Sur requête de la société C8, le Conseil d’État a annulé cette sanction le 18 juin 2018 (CE, 5e et 6e ch. réunies, 18 juin 2018, req. n° 412074, Légipresse 2018. 369 ; Lebon ; AJDA 2018. 2383 , chron. C. Nicolas et Y. Faure ; RFDA 2018. 949, concl. L. Marion ). La haute juridiction a jugé que la séquence litigieuse ne révélait, contrairement à ce qu’avait retenu le CSA, aucune méconnaissance des stipulations de l’article 2-3-4 de la convention du service C8 qui impose le respect de la dignité de la personne humaine. Le Conseil d’État a tenu compte du caractère humoristique de l’émission et de la protection qui s’attache à la liberté d’expression.

Forte de cette décision, C8 a demandé au Conseil d’État d’ordonner la réparation du préjudice qu’elle estimait avoir subi en raison de cette sanction « indue » du CSA, qu’elle avait exécutée. La chaîne réclamait la somme de 4,1 millions d’euros.

Par sa décision du 13 novembre 2019 (req. n° 415397), le Conseil d’État fait droit, sur le principe, à la demande de la chaîne. Il considère que l’illégalité de la décision de sanction prononcée par le CSA constitue une faute de nature à engager sa responsabilité. Ainsi, la société C8 est en droit d’obtenir la réparation du préjudice qu’elle a subi, lequel est basé sur le montant des recettes publicitaires qu’elle aurait dû percevoir pour les séquences publicitaires qui ont été supprimées, en application de la sanction entachée d’illégalité.

Le Conseil d’État observe, au vu des éléments versés à l’instruction, qu’à la date de la décision attaquée, le chiffre d’affaires prévisionnel de la chaîne au titre des tranches horaires concernées par la sanction s’élevait, pour les trois semaines suivant le 12 juin 2017 (jour où la sanction a été exécutée), à 3,65 millions d’euros. Ce montant du carnet de commandes correspondait à un taux de remplissage de 84 % des écrans publicitaires en question. La perte de chiffre d’affaires ainsi évaluée doit toutefois faire l’objet d’un abattement de 9,7 % correspondant aux taxes et redevances directes qui auraient été payées par la chaîne sur ce chiffre d’affaires. Dans ces conditions, le Conseil d’État retient que la perte de recettes nette directement liée à la sanction annulée doit être estimée à 1,1 million d’euros.

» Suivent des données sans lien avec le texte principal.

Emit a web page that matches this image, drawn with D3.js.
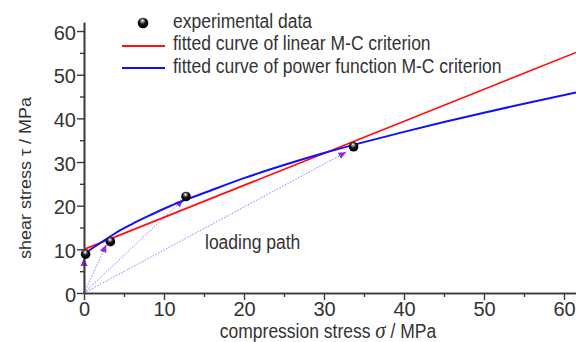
<!DOCTYPE html>
<html><head><meta charset="utf-8">
<script src="https://cdn.jsdelivr.net/npm/d3@7"></script>
<style>
html,body{margin:0;padding:0;background:#fff;}
svg{display:block;}
text{font-family:"Liberation Sans",Arial,sans-serif;fill:#333;}
</style></head>
<body>
<svg id="chart" width="576" height="342"></svg>
<script>
// ---- data ----
const xTicks = [0, 10, 20, 30, 40, 50, 60];
const yTicks = [0, 10, 20, 30, 40, 50, 60];
const minorTicks = [5, 15, 25, 35, 45, 55];
// experimental data (sigma, tau)
const expSigma = [0.2, 3.3, 12.75, 33.7];
const expTau = [8.9, 11.75, 22.1, 33.5];
// linear M-C fitted line
const linSigma = [0, 61.5];
const linTau = [10.0, 55.1];
// power function M-C fitted curve
const powSigma = [0, 1, 2, 3, 4, 6, 8, 10, 12.5, 15, 20, 25, 30, 35, 40, 45, 50, 55, 61.5];
const powTau = [8.9, 10.2, 11.4, 12.6, 13.8, 15.8, 17.6, 19.3, 21.2, 22.9, 26.3, 29.3, 32.05, 34.55, 36.9, 39.15, 41.3, 43.35, 45.9];
// loading paths: end points of arrows (start at origin)
const pathSigma = [0, 2.8, 12.4, 32.8];
const pathTau = [8.0, 11.1, 21.4, 32.3];
const legendLabels = ["experimental data", "fitted curve of linear M-C criterion", "fitted curve of power function M-C criterion"];

// ---- drawing ----
const svg = d3.select("#chart");
const x = d3.scaleLinear().domain([0, 61.5]).range([84, 576]);
const y = d3.scaleLinear().domain([0, 62]).range([293, 22.3]);
const SX = 0.875; // narrow look of the reference lettering

const defs = svg.append("defs");
const grad = defs.append("radialGradient").attr("id", "ball")
  .attr("cx", "45%").attr("cy", "35%").attr("r", "60%").attr("fx", "45%").attr("fy", "28%");
grad.append("stop").attr("offset", "0%").attr("stop-color", "#ffffff");
grad.append("stop").attr("offset", "20%").attr("stop-color", "#9a9a9a");
grad.append("stop").attr("offset", "50%").attr("stop-color", "#151515");
grad.append("stop").attr("offset", "100%").attr("stop-color", "#000");

defs.append("marker").attr("id", "arr")
  .attr("markerUnits", "userSpaceOnUse")
  .attr("viewBox", "0 -4 8 8").attr("refX", 8).attr("refY", 0)
  .attr("markerWidth", 8).attr("markerHeight", 8).attr("orient", "auto")
  .append("path").attr("d", "M0,-3.5L8,0L0,3.5Z").attr("fill", "#8c2cf0");

// loading paths
svg.append("g").selectAll("line").data(pathSigma).join("line")
  .attr("x1", x(0)).attr("y1", y(0))
  .attr("x2", d => x(d)).attr("y2", (d, i) => y(pathTau[i]))
  .attr("stroke", "#a872ff").attr("stroke-width", 1)
  .attr("stroke-dasharray", "1.5,1.5")
  .attr("marker-end", "url(#arr)");

// axes
const axisColor = "#3a3a3a";
function styleAxis(g) {
  g.selectAll(".domain").attr("stroke", axisColor).attr("stroke-width", 1.6);
  g.selectAll(".tick line").attr("stroke", axisColor).attr("stroke-width", 1.4);
  g.selectAll("text").attr("fill", "#333").style("font-size", "20px")
    .attr("font-family", null);
}
const gxMinor = svg.append("g").attr("transform", `translate(0,${y(0)})`)
  .call(d3.axisBottom(x).tickValues(minorTicks).tickSize(4).tickSizeOuter(0).tickFormat(""));
styleAxis(gxMinor);
const gyMinor = svg.append("g").attr("transform", `translate(${x(0)},0)`)
  .call(d3.axisLeft(y).tickValues(minorTicks).tickSize(4).tickSizeOuter(0).tickFormat(""));
styleAxis(gyMinor);
const gx = svg.append("g").attr("transform", `translate(0,${y(0)})`)
  .call(d3.axisBottom(x).tickValues(xTicks).tickSize(7).tickSizeOuter(0).tickPadding(2).tickFormat(d3.format("d")));
styleAxis(gx);
const gy = svg.append("g").attr("transform", `translate(${x(0)},0)`)
  .call(d3.axisLeft(y).tickValues(yTicks).tickSize(7).tickSizeOuter(0).tickPadding(1).tickFormat(d3.format("d")));
styleAxis(gy);
gy.selectAll("text").attr("dy", "0.4em");

// fitted curves
const line = d3.line().x(d => x(d[0])).y(d => y(d[1]));
svg.append("path").datum(linSigma.map((s, i) => [s, linTau[i]]))
  .attr("d", line).attr("fill", "none").attr("stroke", "#ff1010").attr("stroke-width", 1.7);
svg.append("path").datum(powSigma.map((s, i) => [s, powTau[i]]))
  .attr("d", line.curve(d3.curveMonotoneX)).attr("fill", "none").attr("stroke", "#1010ff").attr("stroke-width", 2);

// experimental points
svg.append("g").selectAll("circle").data(expSigma).join("circle")
  .attr("cx", d => x(d)).attr("cy", (d, i) => y(expTau[i])).attr("r", 4.8)
  .attr("fill", "url(#ball)");

// loading path label
svg.append("text").attr("transform", `translate(205,249) scale(${SX},1)`)
  .style("font-size", "20px").text("loading path");

// legend
const lg = svg.append("g");
lg.append("circle").attr("cx", 143).attr("cy", 23).attr("r", 5.3).attr("fill", "url(#ball)");
lg.append("line").attr("x1", 122).attr("x2", 165).attr("y1", 46).attr("y2", 46)
  .attr("stroke", "#ff1010").attr("stroke-width", 2);
lg.append("line").attr("x1", 122).attr("x2", 165).attr("y1", 68).attr("y2", 68)
  .attr("stroke", "#1010ff").attr("stroke-width", 2);
lg.selectAll("text.lab").data(legendLabels).join("text").attr("class", "lab")
  .attr("transform", (d, i) => `translate(173,${28 + i * 22.3}) scale(${SX},1)`)
  .style("font-size", "20px").text(d => d);

// axis titles
const yt = svg.append("text").attr("transform", "translate(31,178) rotate(-90) scale(1,0.9)")
  .attr("text-anchor", "middle").style("font-size", "18px");
yt.append("tspan").text("shear stress ");
yt.append("tspan").text("τ");
yt.append("tspan").text(" / MPa");

const xt = svg.append("text").attr("transform", `translate(328,338) scale(${SX},1)`)
  .attr("text-anchor", "middle").style("font-size", "20px");
xt.append("tspan").text("compression stress ");
xt.append("tspan").style("font-family", "'Liberation Serif','Times New Roman',serif")
  .style("font-style", "italic").style("font-size", "24px").text("σ");
xt.append("tspan").text(" / MPa");
</script>
</body></html>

En revanche, par une décision du même jour (req. n° 415396), le Conseil d’État rejette la requête de la chaîne C8 qui demandait une indemnisation pour une autre sanction du CSA qu’elle estimait illégale. Il s’agissait cette fois-ci d’une séquence, toujours diffusée dans l’émission TPMP, portant atteinte à l’image des femmes. Le Conseil d’État avait jugé le 18 juin 2018 (CE 18 juin 2018, req. n° 412071, Légipresse 2018. 369 ; Lebon ; AJDA 2018. 2383 , chron. C. Nicolas et Y. Faure ; RFDA 2018. 949, concl. L. Marion ) que la sanction n’était pas entachée d’illégalité. Il a donc logiquement considéré que la demande de réparation ne pouvait prospérer.